Le protectionnisme bat son plein entre les grandes économies. L’Afrique doit-elle continuer à ouvrir ses marchés ou, au contraire, doit-elle prôner une sorte de réciprocité ?
Jean Marie Ackah : Je crois que ce n’est pas vrai de dire que le protectionnisme bat son plein, en se basant sur le fait que deux ou trois pays, fussent-ils importants, optent pour cette politique. Le choix d’une politique d’ouverture ou de protection doit être guidé par des choix et non par une mode ou par mimétisme. L’ouverture des marchés est bénéfique pour l’Afrique qui n’a pas pour l’instant les moyens de s’auto-suffire ni la technologie adéquate dans tous les domaines. Aujourd’hui, rares sont les produits qui sont fabriqués de A à Z dans un même pays. Comment donc s’intégrer dans les chaînes de valeur mondiale sans cette ouverture ? Toutefois, celle-ci doit se faire de façon éclairée et stratégique afin de garantir qu’elle profitera effectivement à nos Etats. Les accords de libre échange donnent toujours la possibilité de protéger quelques secteurs. Il s’agit ainsi de promouvoir une ouverture des marchés qui favorise la transformation structurelle de nos économies, l’émergence des champions nationaux, le transfert de technologie, le développement des compétences, une croissance inclusive et des partenariats gagnant-gagnant.

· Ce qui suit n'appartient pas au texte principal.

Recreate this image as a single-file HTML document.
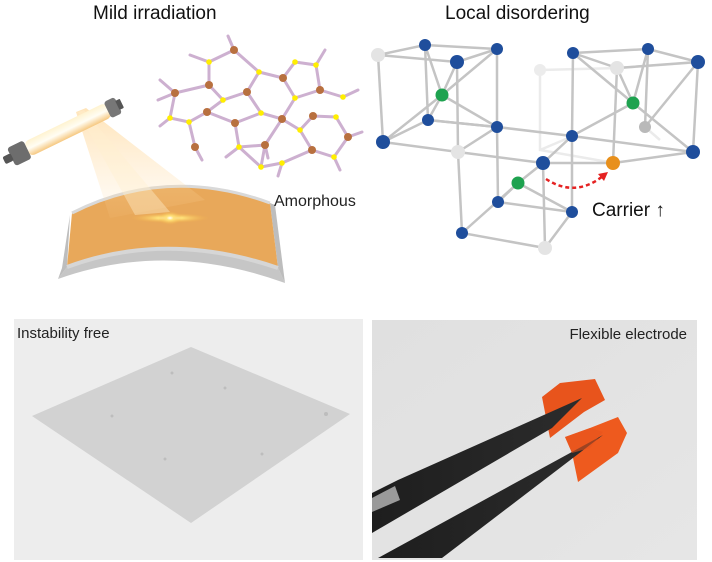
<!DOCTYPE html>
<html><head><meta charset="utf-8"><style>
html,body{margin:0;padding:0;background:#fff;width:712px;height:562px;overflow:hidden}
svg{display:block;font-family:"Liberation Sans",sans-serif}
</style></head><body>
<svg width="712" height="562" viewBox="0 0 712 562" xmlns="http://www.w3.org/2000/svg">
<defs>
<linearGradient id="tube" x1="0" y1="0" x2="0" y2="1"><stop offset="0" stop-color="#fff3d0"/><stop offset="0.5" stop-color="#fffdf4"/><stop offset="1" stop-color="#f6c880"/></linearGradient>
<radialGradient id="glow" cx="0.5" cy="0.5" r="0.5"><stop offset="0" stop-color="#fff"/><stop offset="0.3" stop-color="#ffe27a"/><stop offset="1" stop-color="#f2b04a" stop-opacity="0"/></radialGradient>
<linearGradient id="cone" x1="0" y1="0" x2="0" y2="1"><stop offset="0" stop-color="#ffd28a" stop-opacity="0.85"/><stop offset="1" stop-color="#ffdca8" stop-opacity="0.1"/></linearGradient>
<linearGradient id="arm" x1="0" y1="0" x2="1" y2="0"><stop offset="0" stop-color="#1e1e1e"/><stop offset="1" stop-color="#2c2c2c"/></linearGradient>
<linearGradient id="rbg" x1="0" y1="0" x2="1" y2="1"><stop offset="0" stop-color="#e0e0e0"/><stop offset="1" stop-color="#e6e6e6"/></linearGradient>
</defs>

<text x="93" y="19" font-size="19" fill="#111">Mild irradiation</text>
<text x="445" y="19" font-size="19" fill="#111">Local disordering</text>

<!-- substrate -->
<path d="M58,279 Q167,240 285,283 L278,268 Q167,230 67,267 Z" fill="#c6c6c6"/>
<path d="M67,267 L58,279 L62,268 L70,215 Z" fill="#bdbdbd"/>
<path d="M278,268 L285,283 L275,205 L270,203 Z" fill="#bdbdbd"/>
<path d="M72,213 Q167,165 270,203 L278,268 Q167,230 67,267 Z" fill="#e8a85a"/>
<path d="M72,213 Q167,165 270,203" fill="none" stroke="#d9d9d9" stroke-width="3"/>
<path d="M67,267 Q167,230 278,268" fill="none" stroke="#d6d6d6" stroke-width="4"/>

<!-- light cone -->
<polygon points="76,112 86,108 205,200 110,218" fill="url(#cone)" opacity="0.7"/>
<polygon points="78,112 84,110 170,212 135,215" fill="#fff0d0" opacity="0.4"/>
<ellipse cx="170" cy="218" rx="40" ry="5" fill="url(#glow)"/>
<ellipse cx="170" cy="218" rx="12" ry="7" fill="url(#glow)"/>

<!-- lamp -->
<g transform="translate(67,130) rotate(-26)">
<rect x="-45" y="-8" width="92" height="16" rx="6" fill="url(#tube)"/>
<rect x="-62" y="-10" width="18" height="20" rx="3" fill="#6d6d6d"/>
<rect x="-70" y="-4" width="9" height="8" rx="2" fill="#555"/>
<rect x="45" y="-9" width="12" height="18" rx="3" fill="#777"/>
<rect x="56" y="-5" width="5" height="10" rx="1" fill="#555"/>
</g>

<!-- amorphous network -->
<g stroke="#cdb0d0" stroke-width="3" stroke-linecap="round" fill="none">
<path d="M234,50 L209,62 L209,85 L175,93 M209,85 L223,100 L247,92 L259,72 L234,50 M259,72 L283,78 L295,62 L316,65 L320,90 L343,97 M283,78 L295,98 L320,90 M295,98 L282,119 L300,130 L313,116 L336,117 L348,137 L334,157 L312,150 L300,130 M247,92 L261,113 L282,119 M175,93 L170,118 L189,122 L207,112 L223,100 M207,112 L235,123 L261,113 M235,123 L239,147 L261,167 L282,163 L312,150 M239,147 L265,145 L282,119 M189,122 L195,147 M265,145 L261,167"/>
<path d="M234,50 L228,36 M209,62 L190,55 M175,93 L160,80 M170,118 L160,126 M195,147 L202,160 M316,65 L325,50 M343,97 L358,90 M348,137 L362,132 M334,157 L340,170 M282,163 L278,176 M239,147 L226,157 M265,145 L268,158 M175,93 L158,100"/>
</g>
<g fill="#b8703f">
<circle cx="234" cy="50" r="4"/><circle cx="209" cy="85" r="4"/><circle cx="175" cy="93" r="4"/><circle cx="247" cy="92" r="4"/><circle cx="283" cy="78" r="4"/><circle cx="320" cy="90" r="4"/><circle cx="207" cy="112" r="4"/><circle cx="235" cy="123" r="4"/><circle cx="282" cy="119" r="4"/><circle cx="313" cy="116" r="4"/><circle cx="265" cy="145" r="4"/><circle cx="348" cy="137" r="4"/><circle cx="195" cy="147" r="4"/><circle cx="312" cy="150" r="4"/>
</g>
<g fill="#ffee00">
<circle cx="209" cy="62" r="2.8"/><circle cx="259" cy="72" r="2.8"/><circle cx="295" cy="62" r="2.8"/><circle cx="316" cy="65" r="2.8"/><circle cx="223" cy="100" r="2.8"/><circle cx="295" cy="98" r="2.8"/><circle cx="343" cy="97" r="2.8"/><circle cx="170" cy="118" r="2.8"/><circle cx="189" cy="122" r="2.8"/><circle cx="261" cy="113" r="2.8"/><circle cx="300" cy="130" r="2.8"/><circle cx="336" cy="117" r="2.8"/><circle cx="239" cy="147" r="2.8"/><circle cx="282" cy="163" r="2.8"/><circle cx="334" cy="157" r="2.8"/><circle cx="261" cy="167" r="2.8"/>
</g>
<text x="274" y="206" font-size="16" fill="#222">Amorphous</text>

<!-- lattice -->
<g stroke="#ebebeb" stroke-width="2.5" fill="none">
<path d="M540,70 L620,68 L700,62 M540,70 L540,150 L614,163 M645,127 L660,140 M540,150 L573,136"/>
</g>
<circle cx="540" cy="70" r="6" fill="#ececec"/>
<g stroke="#c4c4c4" stroke-width="2.5" fill="none" stroke-linecap="round">
<path d="M378,55 L425,45 L497,49 L457,62 L378,55 M378,55 L383,142 L428,120 L497,127 L458,152 L383,142 M425,45 L428,120 M497,49 L497,127 M457,62 L458,152 M425,45 L442,95 L457,62 M428,120 L442,95 L497,49 M442,95 L497,127 M383,142 L442,95"/>
<path d="M573,53 L648,49 L698,62 L617,68 L573,53 M573,53 L572,136 L693,152 M698,62 L693,152 M648,49 L645,127 M617,68 L613,163 L693,152 M573,53 L633,103 L648,49 M633,103 L693,152 M633,103 L617,68 M633,103 L572,136 M645,127 L698,62"/>
<path d="M497,127 L572,136 M458,152 L543,163 L613,163 M458,152 L462,233 L545,248 L572,212 L572,136 M543,163 L545,248 M497,127 L498,202 L518,183 L543,163 L572,136 M518,183 L572,212 M462,233 L518,183 M498,202 L572,212 M428,120 L497,127"/>
</g>
<g>
<circle cx="378" cy="55" r="7" fill="#e4e4e4"/><circle cx="617" cy="68" r="7" fill="#e4e4e4"/><circle cx="458" cy="152" r="7" fill="#e4e4e4"/><circle cx="645" cy="127" r="6" fill="#b9b9b9"/><circle cx="545" cy="248" r="7" fill="#e4e4e4"/>
<g fill="#1f4e9c">
<circle cx="425" cy="45" r="6"/><circle cx="497" cy="49" r="6"/><circle cx="457" cy="62" r="7"/><circle cx="573" cy="53" r="6"/><circle cx="648" cy="49" r="6"/><circle cx="698" cy="62" r="7"/><circle cx="428" cy="120" r="6"/><circle cx="497" cy="127" r="6"/><circle cx="383" cy="142" r="7"/><circle cx="572" cy="136" r="6"/><circle cx="693" cy="152" r="7"/><circle cx="543" cy="163" r="7"/><circle cx="498" cy="202" r="6"/><circle cx="572" cy="212" r="6"/><circle cx="462" cy="233" r="6"/>
</g>
<g fill="#1ea24f"><circle cx="442" cy="95" r="6.5"/><circle cx="633" cy="103" r="6.5"/><circle cx="518" cy="183" r="6.5"/></g>
<circle cx="613" cy="163" r="7" fill="#e8901c"/>
</g>
<path d="M546,179 Q575,198 603,176" fill="none" stroke="#e52222" stroke-width="2.5" stroke-dasharray="4,3"/>
<polygon points="608,172 598,174 604,181" fill="#e52222"/>
<text x="592" y="216" font-size="19" fill="#111">Carrier ↑</text>

<!-- bottom left panel -->
<rect x="14" y="319" width="349" height="241" fill="#ededed"/>
<polygon points="191,347 350,414 191,523 32,416" fill="#d2d2d2"/>
<g fill="#bdbdbd"><circle cx="172" cy="373" r="1.5"/><circle cx="225" cy="388" r="1.5"/><circle cx="112" cy="416" r="1.5"/><circle cx="326" cy="414" r="2"/><circle cx="165" cy="459" r="1.5"/><circle cx="262" cy="454" r="1.5"/></g>
<text x="17" y="338" font-size="15" fill="#222">Instability free</text>

<!-- bottom right panel -->
<rect x="372" y="320" width="325" height="240" fill="url(#rbg)"/>
<text x="687" y="339" font-size="15" fill="#222" text-anchor="end">Flexible electrode</text>
<polygon points="542,397 560,383 595,379 605,400 584,412 550,438" fill="#e8541c"/>
<polygon points="565,437 590,428 618,417 627,433 618,453 578,482 572,453" fill="#ee5a1e"/>
<polygon points="582,398 398,480 372,493 372,533 552,428" fill="url(#arm)"/>
<polygon points="603,435 378,558 442,558" fill="url(#arm)"/>
<polygon points="372,498 395,486 400,500 372,512" fill="#9a9a9a"/>
<polygon points="565,437 590,428 603,432 590,448 572,453" fill="#e8541c" opacity="0.6"/>
</svg>
</body></html>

Babacar Ngom : il est vrai qu’ouvrir d’un coup nos marchés n’aurait pas de sens, car nos gros concurrents sont aujourd’hui plus compétitifs. Il faut s’ouvrir de façon intelligente. Il y’a des domaines où nous souhaitons devenir des acteurs forts et d’autres où c’est moins le cas. L’ouverture doit être liée à cela, et être progressive, avec un renforcement accéléré des marchés régionaux pour aider nos entreprises à changer d’échelle et à mieux se préparer.
Est-il facile pour une entreprise ivoirienne de s’installer au Sénégal et pour une entreprise sénégalaise de s’installer en Côte d’Ivoire?
Jean Marie Ackah : L’appartenance commune à l’UEMOA et à la CEDEAO, la réglementation des affaires quasi-similaire, le partage d’une même monnaie et d’une même langue facilitent l’installation des entreprises sénégalaises en Côte d’Ivoire et vice-versa ; même si des difficultés liées aux procédures administratives internes et aux habitudes subsistent. Pour ce qui est de la Côte d’Ivoire, le Président Houphouët a toujours prôné une politique d’ouverture qui a facilité l’implantation chez nous de nombreux sénégalais.
Babacar Ngom : Il faut reconnaître que c’est de plus en plus facile, mais nous devons aller plus loin. Mon sentiment est que nos entrepreneurs dans les différents pays doivent développer la co-entreprise, les joint-ventures et les projets communs pour faire émerger des champions régionaux. Pour cela, nous devons renforcer les espaces d’échange, de dialogue et de partage entre les hommes d’affaires de nos pays, à l’échelle de l’UEMOA et de la CEDEAO notamment, afin de renforcer les synergies.